Crucially, no major government advocates policies to get beyond the irrational and inherently polluting transportation system that depends on people buying more and more cars.
To look at the problem in broader terms, more than 140 countries have submitted their national energy goals in preparation for the COP21 international climate change summit to be held in December in Paris. Even if they don’t act like Germany, France, the UK, the U.S., etc., have so far and instead actually try to reach their stated goals, these figures would represent a potentially catastrophic increase in global warming of 2.7 C degrees by the end of the century. In comparison, the 0.85 C increase in global average temperatures since the start of the industrial age is already wreaking havoc with the planet.

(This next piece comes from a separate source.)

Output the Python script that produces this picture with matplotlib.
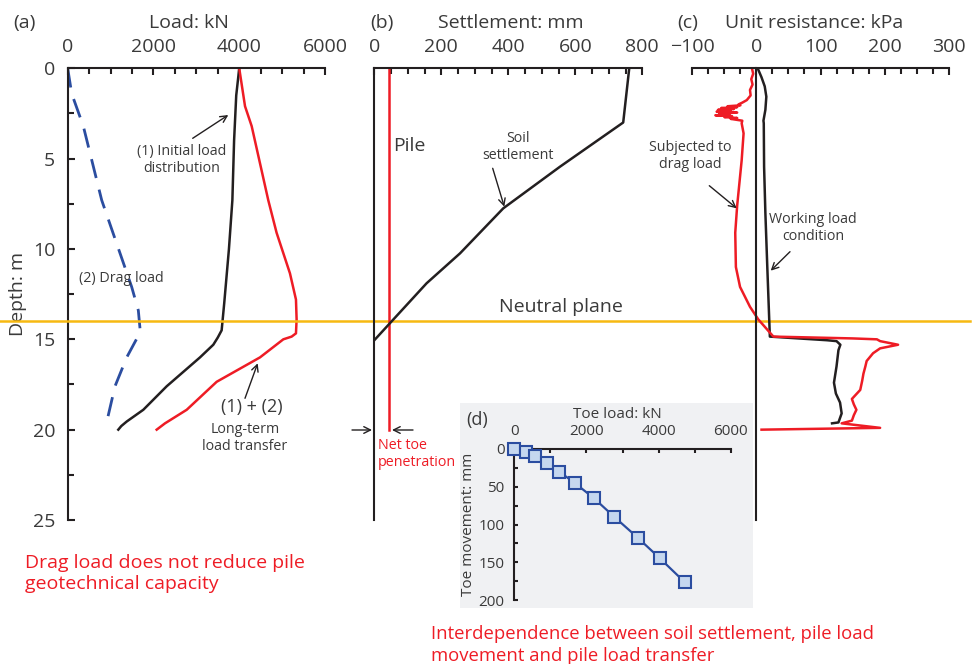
import numpy as np
import matplotlib
matplotlib.use('Agg')
import matplotlib.pyplot as plt
from matplotlib.patches import Rectangle
from matplotlib.transforms import blended_transform_factory
from matplotlib.ticker import MultipleLocator

plt.rcParams['font.family'] = ['Open Sans', 'DejaVu Sans']

# (a) load distributions, kN vs depth m
depth_init = [0, 1.5, 4, 7.3, 10, 13, 14.5, 14.9, 15.3, 16.0, 17.6, 18.9, 19.55, 19.8, 20.0]
load_init = [4000, 3930, 3880, 3840, 3760, 3650, 3590, 3500, 3395, 3085, 2308, 1763, 1376, 1250, 1180]
depth_long = [0, 2.1, 3.2, 7.3, 9.1, 11.35, 12.8, 13.9, 14.67, 14.85, 15.0, 16.0, 17.35, 18.9, 19.65, 20.0]
load_long = [4000, 4135, 4290, 4677, 4871, 5183, 5323, 5338, 5323, 5222, 5028, 4484, 3474, 2775, 2269, 2075]
depth_drag = [0, 1.4, 3.2, 7.3, 9.7, 12.1, 13.4, 14.4, 14.7, 16.0, 17.6, 19.75]
load_drag = [0, 93, 364, 793, 1142, 1492, 1647, 1686, 1670, 1376, 1103, 893]

# (b) settlement, mm
depth_soil = [0, 3.0, 5.45, 7.75, 10.24, 11.9, 14.0, 15.05]
settle_soil = [761, 743, 554, 385, 256, 156, 52, 0]
depth_pile = [0, 20]
settle_pile = [45, 45]

# (c) unit resistance, kPa
depth_work = [0, 0.5, 1.0, 1.57, 2.3, 2.9, 3.04, 5.45, 8, 11.0, 13.9, 14.85, 15.05, 15.1, 15.3,
              15.6, 16.5, 17.4, 18.0, 18.5, 19.1, 19.6, 19.65]
res_work = [2, 8, 13, 15.5, 14, 11, 11.5, 12, 14, 17, 20, 21, 110, 125, 131,
            128, 125, 121, 124, 130.5, 133, 128, 118]
depth_drag_res = [0, 0.3, 0.6, 0.9, 1.2, 1.5, 1.76, 1.9, 2.0, 2.05, 2.1, 2.15, 2.2, 2.25, 2.3,
                  2.35, 2.4, 2.45, 2.5, 2.55, 2.6, 2.65, 2.7, 2.75, 2.8, 2.9, 3.04, 3.6, 5.1,
                  7.6, 9.1, 11.0, 12.1, 13.2, 13.9, 14.85, 14.95, 15.0, 15.1, 15.3, 15.5, 15.77,
                  16.2, 16.5, 16.9, 17.3, 17.8, 18.3, 18.6, 18.9, 19.2, 19.5, 19.65, 19.9, 20.0]
res_drag = [-7, -5, -8, -6, -10, -9, -15, -22, -28, -25, -45, -30, -55, -35, -60,
            -40, -62, -30, -58, -42, -64, -38, -50, -30, -40, -22, -23, -20, -23,
            -30, -33, -32, -25.5, -10, 3, 26.5, 150, 188, 193, 221, 193, 182,
            172, 170, 167, 165, 162, 149, 152, 156, 152, 149, 133, 193, 8]

# (d) toe load vs toe movement
toe_load = [0, 324, 574, 898, 1248, 1683, 2208, 2763, 3420, 4041, 4734]
toe_move = [0, 3.6, 8.9, 19, 30, 45.3, 65.2, 89.5, 117.4, 145, 176.8]

W, H = 977, 664
BLACK = '#231F20'
RED = '#EE1C25'
BLUE = '#2B4DA0'
ORANGE = '#F7B911'
GREY = '#3A3A3A'


def rect(x0, y0, x1, y1):
    return [x0 / W, 1 - y1 / H, (x1 - x0) / W, (y1 - y0) / H]


def px(x, y):
    return (x, H - y)


fig = plt.figure(figsize=(W / 100, H / 100), dpi=100)

ax_a = fig.add_axes(rect(67.7, 68.3, 325, 520))
ax_b = fig.add_axes(rect(374.3, 68.3, 642.3, 520))
ax_c = fig.add_axes(rect(692.3, 68.3, 948.7, 520))

for ax in (ax_a, ax_b, ax_c):
    ax.set_facecolor('none')
    ax.set_ylim(25, 0)
    ax.spines['bottom'].set_visible(False)
    ax.spines['right'].set_visible(False)
    ax.spines['top'].set_linewidth(1.5)
    ax.spines['left'].set_linewidth(1.5)
    ax.spines['top'].set_color(BLACK)
    ax.spines['left'].set_color(BLACK)
    ax.xaxis.tick_top()
    ax.tick_params(axis='x', which='both', direction='in', top=True, bottom=False,
                   labeltop=True, labelbottom=False, width=1.5, color=BLACK,
                   labelsize=14, labelcolor=GREY, pad=9)
    ax.tick_params(axis='x', which='major', length=5)
    ax.tick_params(axis='x', which='minor', length=4)

ax_a.set_xlim(0, 6000)
ax_a.xaxis.set_major_locator(MultipleLocator(2000))
ax_a.xaxis.set_minor_locator(MultipleLocator(500))
ax_a.yaxis.set_major_locator(MultipleLocator(5))
ax_a.yaxis.set_minor_locator(MultipleLocator(2.5))
ax_a.tick_params(axis='y', which='both', direction='in', width=1.5, color=BLACK,
                 labelsize=14, labelcolor=GREY, pad=9)
ax_a.tick_params(axis='y', which='major', length=5)
ax_a.tick_params(axis='y', which='minor', length=4)
ax_a.set_ylabel('Depth: m', fontsize=14, color=GREY, labelpad=4)

ax_a.plot(load_drag, depth_drag, color=BLUE, lw=2, ls=(0, (7, 4.3)))
ax_a.plot(load_init, depth_init, color=BLACK, lw=1.8)
ax_a.plot(load_long, depth_long, color=RED, lw=1.8)

ax_b.set_xlim(0, 800)
ax_b.xaxis.set_major_locator(MultipleLocator(200))
ax_b.xaxis.set_minor_locator(MultipleLocator(50))
ax_b.tick_params(axis='y', which='both', left=False, labelleft=False)
ax_b.plot(settle_pile, depth_pile, color=RED, lw=1.8)
ax_b.plot(settle_soil, depth_soil, color=BLACK, lw=1.8)

ax_c.set_xlim(-100, 300)
ax_c.xaxis.set_major_locator(MultipleLocator(100))
ax_c.xaxis.set_minor_locator(MultipleLocator(25))
ax_c.spines['left'].set_position(('data', 0))
ax_c.tick_params(axis='y', which='both', left=False, labelleft=False)
ax_c.plot(res_work, depth_work, color=BLACK, lw=1.8)
ax_c.plot(res_drag, depth_drag_res, color=RED, lw=1.8)

# neutral plane across all panels
trans = blended_transform_factory(ax_a.transAxes, ax_a.transData)
ax_a.plot([-0.263, 3.507], [14, 14], transform=trans, clip_on=False,
          color=ORANGE, lw=1.8, zorder=6)

# inset (d)
fig.add_artist(Rectangle((460 / W, 1 - 608 / H), (753 - 460) / W, (608 - 403) / H,
                         transform=fig.transFigure, facecolor='#F0F1F3',
                         edgecolor='none', zorder=-1))
ax_d = fig.add_axes(rect(514.3, 449, 730.7, 600))
ax_d.set_facecolor('none')
ax_d.set_xlim(0, 6000)
ax_d.set_ylim(200, 0)
ax_d.spines['bottom'].set_visible(False)
ax_d.spines['right'].set_visible(False)
for s in ('top', 'left'):
    ax_d.spines[s].set_linewidth(1.5)
    ax_d.spines[s].set_color(BLACK)
ax_d.xaxis.tick_top()
ax_d.xaxis.set_major_locator(MultipleLocator(2000))
ax_d.xaxis.set_minor_locator(MultipleLocator(1000))
ax_d.yaxis.set_major_locator(MultipleLocator(50))
ax_d.yaxis.set_minor_locator(MultipleLocator(25))
ax_d.tick_params(axis='x', which='both', direction='in', top=True, bottom=False,
                 labeltop=True, labelbottom=False, width=1.5, length=3,
                 color=BLACK, labelsize=11, labelcolor=GREY, pad=7)
ax_d.tick_params(axis='y', which='both', direction='in', width=1.5, length=3,
                 color=BLACK, labelsize=11, labelcolor=GREY, pad=7)
ax_d.set_ylabel('Toe movement: mm', fontsize=11, color=GREY, labelpad=2)
ax_d.plot(toe_load, toe_move, color=BLUE, lw=1.6, marker='s', markersize=8.5,
          markerfacecolor='#C5D7EF', markeredgecolor=BLUE, markeredgewidth=1.5,
          clip_on=False, zorder=5)

# panel titles
for x, s in [(13, '(a)'), (370, '(b)'), (677, '(c)')]:
    fig.text(x / W, 1 - 28 / H, s, fontsize=14, color=GREY, va='baseline')
for x, s in [(189, 'Load: kN'), (511, 'Settlement: mm'), (814, 'Unit resistance: kPa')]:
    fig.text(x / W, 1 - 28 / H, s, fontsize=14, color=GREY, va='baseline', ha='center')
fig.text(617 / W, 1 - 415 / H, 'Toe load: kN', fontsize=11, color=GREY, va='center', ha='center')
fig.text(477 / W, 1 - 420 / H, '(d)', fontsize=13, color=GREY, va='center', ha='center')

# annotations
small = 10.3
fig.text(182 / W, 1 - 160 / H, '(1) Initial load\ndistribution', fontsize=small,
         color=GREY, ha='center', va='center', linespacing=1.2)
fig.text(121 / W, 1 - 279 / H, '(2) Drag load', fontsize=small, color=GREY,
         ha='center', va='center')
fig.text(252 / W, 1 - 407 / H, '(1) + (2)', fontsize=13, color=GREY,
         ha='center', va='center')
fig.text(245 / W, 1 - 438 / H, 'Long-term\nload transfer', fontsize=small, color=GREY,
         ha='center', va='center', linespacing=1.2)
fig.text(409 / W, 1 - 146 / H, 'Pile', fontsize=14, color=GREY, ha='center', va='center')
fig.text(518 / W, 1 - 147 / H, 'Soil\nsettlement', fontsize=small, color=GREY,
         ha='center', va='center', linespacing=1.2)
fig.text(561 / W, 1 - 307 / H, 'Neutral plane', fontsize=14, color=GREY,
         ha='center', va='center')
fig.text(690 / W, 1 - 156 / H, 'Subjected to\ndrag load', fontsize=small, color=GREY,
         ha='center', va='center', linespacing=1.2)
fig.text(813 / W, 1 - 228 / H, 'Working load\ncondition', fontsize=small, color=GREY,
         ha='center', va='center', linespacing=1.2)
fig.text(378 / W, 1 - 454 / H, 'Net toe\npenetration', fontsize=small, color=RED,
         ha='left', va='center', linespacing=1.2)

arrows = [((192.7, 138.3), (228.3, 115)),
          ((245, 398.3), (257.7, 363.3)),
          ((492.7, 168.3), (504.3, 206.7)),
          ((709.3, 185.7), (736.7, 208.3)),
          ((790, 251.7), (770.7, 270.7)),
          ((352, 430), (372, 430)),
          ((413, 430), (392, 430))]
for start, end in arrows:
    fig.add_artist(plt.Annotation('', xy=px(*end), xytext=px(*start),
                                  xycoords='figure pixels', textcoords='figure pixels',
                                  arrowprops=dict(arrowstyle='->', color=BLACK, lw=1,
                                                  shrinkA=0, shrinkB=0,
                                                  mutation_scale=12)))

# multi-line text: baseline refers to the last line
fig.text(25 / W, 1 - 589 / H, 'Drag load does not reduce pile\ngeotechnical capacity',
         fontsize=14, color=RED, ha='left', va='baseline', linespacing=1.25)
fig.text(431 / W, 1 - 661 / H, 'Interdependence between soil settlement, pile load\n'
         'movement and pile load transfer', fontsize=13.3, color=RED, ha='left',
         va='baseline', linespacing=1.3)

fig.savefig('out.png', dpi=100)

If consistent, the Green deputy’s own remarks would lead to the conclusion that the capitalist states have always represented the interests of nationally-based finance capital, especially in the monopoly capitalist countries sitting atop the world imperialist system. The market would overrule any attempt to act any other way.
This is the situation that people enraged by the present and foreseeable destruction of the global environment must face up to.